#### Data lines

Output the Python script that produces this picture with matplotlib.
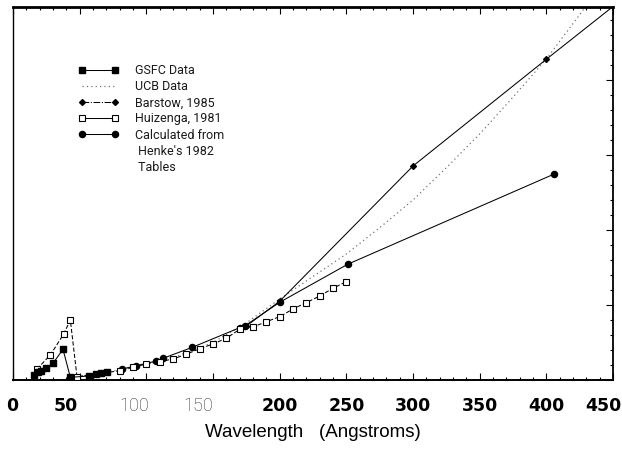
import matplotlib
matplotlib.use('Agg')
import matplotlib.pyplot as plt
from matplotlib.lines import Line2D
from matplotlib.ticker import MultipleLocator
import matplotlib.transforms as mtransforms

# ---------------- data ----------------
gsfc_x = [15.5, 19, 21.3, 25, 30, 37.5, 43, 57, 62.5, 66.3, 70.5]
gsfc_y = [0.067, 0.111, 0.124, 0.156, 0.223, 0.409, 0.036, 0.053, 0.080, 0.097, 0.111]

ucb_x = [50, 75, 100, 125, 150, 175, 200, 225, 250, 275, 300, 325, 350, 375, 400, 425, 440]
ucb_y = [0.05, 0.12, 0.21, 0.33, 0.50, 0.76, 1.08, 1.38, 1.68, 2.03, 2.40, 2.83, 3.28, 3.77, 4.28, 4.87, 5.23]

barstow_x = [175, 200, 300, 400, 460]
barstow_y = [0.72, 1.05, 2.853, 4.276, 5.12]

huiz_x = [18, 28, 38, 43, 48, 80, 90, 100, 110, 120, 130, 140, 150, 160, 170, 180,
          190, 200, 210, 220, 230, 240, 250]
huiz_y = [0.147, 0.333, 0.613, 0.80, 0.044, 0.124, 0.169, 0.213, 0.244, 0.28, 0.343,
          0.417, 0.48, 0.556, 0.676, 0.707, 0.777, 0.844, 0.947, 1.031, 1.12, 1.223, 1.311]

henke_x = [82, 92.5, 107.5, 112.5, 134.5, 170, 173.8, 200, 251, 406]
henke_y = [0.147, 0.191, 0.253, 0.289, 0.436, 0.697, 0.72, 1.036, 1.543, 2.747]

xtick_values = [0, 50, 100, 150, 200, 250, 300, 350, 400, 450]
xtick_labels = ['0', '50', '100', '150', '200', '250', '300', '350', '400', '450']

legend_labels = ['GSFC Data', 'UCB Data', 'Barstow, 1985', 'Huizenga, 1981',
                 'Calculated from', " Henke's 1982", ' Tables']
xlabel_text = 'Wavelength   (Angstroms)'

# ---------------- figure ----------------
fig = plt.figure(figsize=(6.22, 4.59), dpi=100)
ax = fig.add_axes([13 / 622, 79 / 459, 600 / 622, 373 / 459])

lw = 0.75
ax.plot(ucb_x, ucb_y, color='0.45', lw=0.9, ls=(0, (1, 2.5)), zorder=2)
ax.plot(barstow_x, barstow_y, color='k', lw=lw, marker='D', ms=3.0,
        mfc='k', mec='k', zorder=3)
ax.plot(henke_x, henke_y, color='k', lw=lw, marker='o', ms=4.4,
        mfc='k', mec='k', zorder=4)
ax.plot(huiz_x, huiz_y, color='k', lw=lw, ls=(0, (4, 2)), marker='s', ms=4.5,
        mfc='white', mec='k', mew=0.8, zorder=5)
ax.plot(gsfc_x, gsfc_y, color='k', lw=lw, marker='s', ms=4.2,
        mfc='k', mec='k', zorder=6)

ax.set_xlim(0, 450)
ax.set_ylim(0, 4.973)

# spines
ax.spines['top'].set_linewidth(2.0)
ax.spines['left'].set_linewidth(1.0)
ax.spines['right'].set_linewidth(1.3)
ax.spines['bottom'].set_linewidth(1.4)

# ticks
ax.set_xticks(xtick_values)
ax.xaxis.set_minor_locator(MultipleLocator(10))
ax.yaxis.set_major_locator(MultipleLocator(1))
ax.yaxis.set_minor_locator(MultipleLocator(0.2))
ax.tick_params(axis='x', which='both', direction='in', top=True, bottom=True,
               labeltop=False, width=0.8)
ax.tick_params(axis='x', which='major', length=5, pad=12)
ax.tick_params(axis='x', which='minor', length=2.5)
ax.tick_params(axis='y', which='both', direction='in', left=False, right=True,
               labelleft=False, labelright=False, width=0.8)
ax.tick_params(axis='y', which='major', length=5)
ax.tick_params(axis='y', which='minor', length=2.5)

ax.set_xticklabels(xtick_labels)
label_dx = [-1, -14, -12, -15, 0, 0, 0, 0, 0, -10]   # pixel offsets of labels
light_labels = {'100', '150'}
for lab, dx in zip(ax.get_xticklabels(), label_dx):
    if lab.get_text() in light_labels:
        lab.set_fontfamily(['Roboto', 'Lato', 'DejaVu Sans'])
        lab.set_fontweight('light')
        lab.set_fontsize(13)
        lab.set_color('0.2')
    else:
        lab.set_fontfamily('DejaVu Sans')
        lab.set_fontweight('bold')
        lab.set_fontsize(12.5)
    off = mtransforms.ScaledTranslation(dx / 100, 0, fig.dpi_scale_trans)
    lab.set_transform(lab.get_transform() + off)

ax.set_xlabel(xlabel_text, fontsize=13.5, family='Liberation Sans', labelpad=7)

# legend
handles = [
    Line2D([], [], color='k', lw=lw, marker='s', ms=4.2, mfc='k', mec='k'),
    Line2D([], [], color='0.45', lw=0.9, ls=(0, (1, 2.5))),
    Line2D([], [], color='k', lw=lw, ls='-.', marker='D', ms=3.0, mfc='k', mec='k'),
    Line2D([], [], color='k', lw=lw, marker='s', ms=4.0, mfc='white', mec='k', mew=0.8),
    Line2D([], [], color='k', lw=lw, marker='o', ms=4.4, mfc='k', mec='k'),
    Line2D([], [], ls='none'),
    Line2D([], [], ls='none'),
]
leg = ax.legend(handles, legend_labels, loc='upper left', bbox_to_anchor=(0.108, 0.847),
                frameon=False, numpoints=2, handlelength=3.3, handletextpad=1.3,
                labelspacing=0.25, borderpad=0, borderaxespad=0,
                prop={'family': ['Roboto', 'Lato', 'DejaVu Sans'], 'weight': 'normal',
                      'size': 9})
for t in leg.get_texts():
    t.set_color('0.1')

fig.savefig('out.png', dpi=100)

########

# [What to produce]
Without the pictures, please reproduce each line of the listing above exactly, from the first one through the line bearing "import matplotlib.transforms as mtransforms".

# [Solution to this problem]
Output the Python script that produces this picture with matplotlib.
import matplotlib
matplotlib.use('Agg')
import matplotlib.pyplot as plt
from matplotlib.lines import Line2D
from matplotlib.ticker import MultipleLocator
import matplotlib.transforms as mtransforms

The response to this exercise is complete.